Il Jobs Act alla luce dei dati ISTAT su occupati e disoccupati from ADAPT Channel on Vimeo.
È stata pubblicata oggi la nota mensile dell’ISTAT sui dati del mercato del lavoro che qui
Ecco alcuni spunti e chiavi di lettura sintetiche. Come ci si aspettava e com’è ormai da tanti, troppi mesi, peggiorano i dati complessivi, sia il dato sulla disoccupazione che è adesso al 13,4%, sia il dato della disoccupazione giovanile, al 43,9%, che il tasso di occupazione, adesso al 55,5%.
Sono dati negativi in particolare per quanto riguarda la disoccupazione giovanile, che rimane la principale criticità nel nostro mercato del lavoro, alla quale si somma la criticità della crescita costante dei disoccupati di lunga durata. Dalla lettura della nota trimestrale dell’Istat, infatti, pubblicata il mese scorso il 62% dei disoccupati, risulta essere un disoccupato di lunga durata.
Disoccupati di lunga durata e giovani restano dunque le principali criticità del nostro mercato del lavoro, alle quali sembra aggiungersi l’occupazione femminile che nell’ultimo anno era andata relativamente bene e che invece i dati degli ultimi mesi ed in particolare i dati di novembre identificano come un problema reale del nostro mercato del lavoro.
Altri dati, quelli del monitoraggio settimanale sul piano Garanzia Giovani, mostrano purtroppo quanto stia andando male la Youth Guarante in Italia, il piano europeo per il contrasto all’inattività giovanile, che sarebbe importantissimo nel nostro Paese, ma che guardando ai dati continua ad avere risultati davvero poco utili.

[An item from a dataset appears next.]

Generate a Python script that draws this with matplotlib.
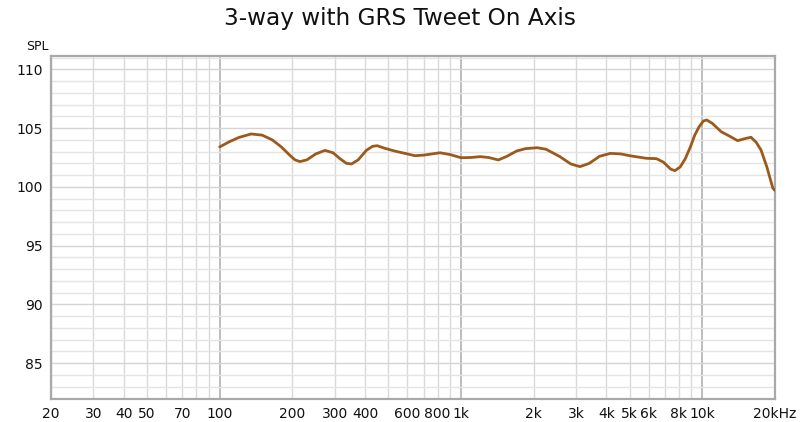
import numpy as np
import matplotlib
matplotlib.use("Agg")
import matplotlib.pyplot as plt
from matplotlib.ticker import FixedLocator, NullFormatter

# frequency response (Hz, dB SPL)
freq = [100, 110, 120, 135, 150, 165, 180, 195, 205, 215, 230, 250, 273, 295,
        315, 335, 352, 375, 405, 430, 450, 480, 530, 600, 643, 700, 818, 900,
        1000, 1100, 1200, 1300, 1428, 1550, 1700, 1850, 2067, 2250, 2570, 2850,
        3110, 3400, 3750, 4157, 4600, 5000, 5860, 6450, 6900, 7400, 7700, 8100,
        8500, 8930, 9300, 9700, 10100, 10420, 11000, 11950, 13000, 14000, 15000,
        15900, 16700, 17500, 18500, 19600, 20000]
spl = [103.4, 103.85, 104.2, 104.5, 104.4, 104.0, 103.4, 102.7, 102.3, 102.15,
       102.3, 102.8, 103.1, 102.9, 102.4, 102.0, 101.95, 102.3, 103.1, 103.45,
       103.5, 103.3, 103.05, 102.8, 102.65, 102.7, 102.9, 102.75, 102.48, 102.5,
       102.57, 102.5, 102.29, 102.6, 103.05, 103.25, 103.33, 103.2, 102.57,
       101.95, 101.72, 102.0, 102.6, 102.85, 102.8, 102.65, 102.43, 102.4, 102.1,
       101.5, 101.38, 101.7, 102.4, 103.42, 104.4, 105.12, 105.6, 105.69, 105.4,
       104.7, 104.3, 103.93, 104.1, 104.22, 103.8, 103.14, 101.7, 99.88, 99.7]

xtick_vals = [20, 30, 40, 50, 70, 100, 200, 300, 400, 600, 800, 1000, 2000,
              3000, 4000, 5000, 6000, 8000, 10000, 20000]
xtick_text = ["20", "30", "40", "50", "70", "100", "200", "300", "400", "600",
              "800", "1k", "2k", "3k", "4k", "5k", "6k", "8k", "10k", "20kHz"]
ytick_vals = [85, 90, 95, 100, 105, 110]

fig = plt.figure(figsize=(8, 4.22), dpi=100)
ax = fig.add_axes([51 / 800, 23 / 422, 724 / 800, 343 / 422])

ax.set_xscale("log")
ax.set_xlim(20, 20000)
ax.set_ylim(81.96, 111.13)

# grid: every decade step plus every dB
minor_x = [m * 10 ** d for d in range(1, 5) for m in range(1, 10)
           if 20 <= m * 10 ** d <= 20000 and m != 1]
for v in minor_x:
    ax.axvline(v, color="#dadada", lw=1.0, zorder=0)
for v in [100, 1000, 10000]:
    ax.axvline(v, color="#b2b2b2", lw=1.2, zorder=0)
for v in range(82, 112):
    ax.axhline(v, color="#d4d4d4" if v % 5 == 0 else "#e4e4e4", lw=1.0, zorder=0)

ax.plot(freq, spl, color="#9b5a1c", lw=2.0, solid_joinstyle="round",
        solid_capstyle="round", zorder=3)

ax.xaxis.set_major_locator(FixedLocator(xtick_vals))
ax.set_xticklabels(xtick_text)
ax.xaxis.set_minor_formatter(NullFormatter())
ax.set_yticks(ytick_vals)
ax.tick_params(axis="both", which="both", length=0, labelsize=10, colors="#111111")
ax.tick_params(axis="x", pad=6)
ax.tick_params(axis="y", pad=6)

for s in ax.spines.values():
    s.set_color("#a9a9a9")
    s.set_linewidth(1.6)

fig.text(0.5, 1 - 18 / 422, "3-way with GRS Tweet On Axis", ha="center",
         va="center", fontsize=16.7, color="#111111")
fig.text(37 / 800, 1 - 47 / 422, "SPL", ha="center", va="center", fontsize=9,
         color="#111111")

fig.savefig("out.png", dpi=100)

L’unica fascia di popolazione che sembra migliorare in questi mesi è quella del maschio adulto dipendente over 50, che sempre leggendo la nota dell’Istat, segna un miglioramento negli ultimi mesi sul mercato del lavoro. Dunque le misure urgenti che sono state approvate nel corso di quest’anno dal Governo, soprattutto il dl 34, ma anche le riforme dei governi precedenti sembrano aver aiutato questa fascia di popolazione, che risulta anche la più protetta. Ma sembrano esser servite a poco a donne, giovani e disoccupati di lunga durata.
I prossimi interventi, quelli in cantiere, a partire dai decreti attuativi della Legge delega Jobs Act riusciranno a rispondere alle esigenze di questi 3 milioni 457 mila disoccupati? Questo è il punto di domanda con cui inizia il 2015.
Sembra che l’Italia non voglia scegliere su come intervenire sul mercato del lavoro.
Ci sono due grossi poli: una filosofia di intervento più anglosassone fatta di interventi con incentivi fiscali per creare occupazione e caratterizzata da un abbassamento del costo del lavoro (era questo l’originale Jobs Act pensato da Barack Obama in America); l’altra filosofia di intervento, anche questa non totalmente scelta nel nostro paese, è invece quella delle riforme strutturali, fatta di interventi aspri e convinti, che vanno a toccare diritti acquisiti, laddove serve, sulle regole del lavoro.
Guardando alle misure per il lavoro in discussione nel nostro paese, Jobs Act e Legge di stabilità, si può individuare un pò di tutte due le parti, ma l’adesione di nessuna delle due filosofie, ne quella che sta dando all’America una ripresa molto forte sull’occupazione, quindi quella dell’intervento sul costo del lavoro; ne quella filosofia che ha dato alla Spagna nel corso dell’ultimo anno oltre 253 mila occupati in più.
Questa incapacità di scegliere su come intervenire sembra essere un grosso punto di domanda negativo sul futuro dei dati del nostro mercato del lavoro, ponendo anche qualche dubbio sui tempi di uscita da questa crisi, testimoniata ancora una volta dalla nota uscita oggi dall’Istat.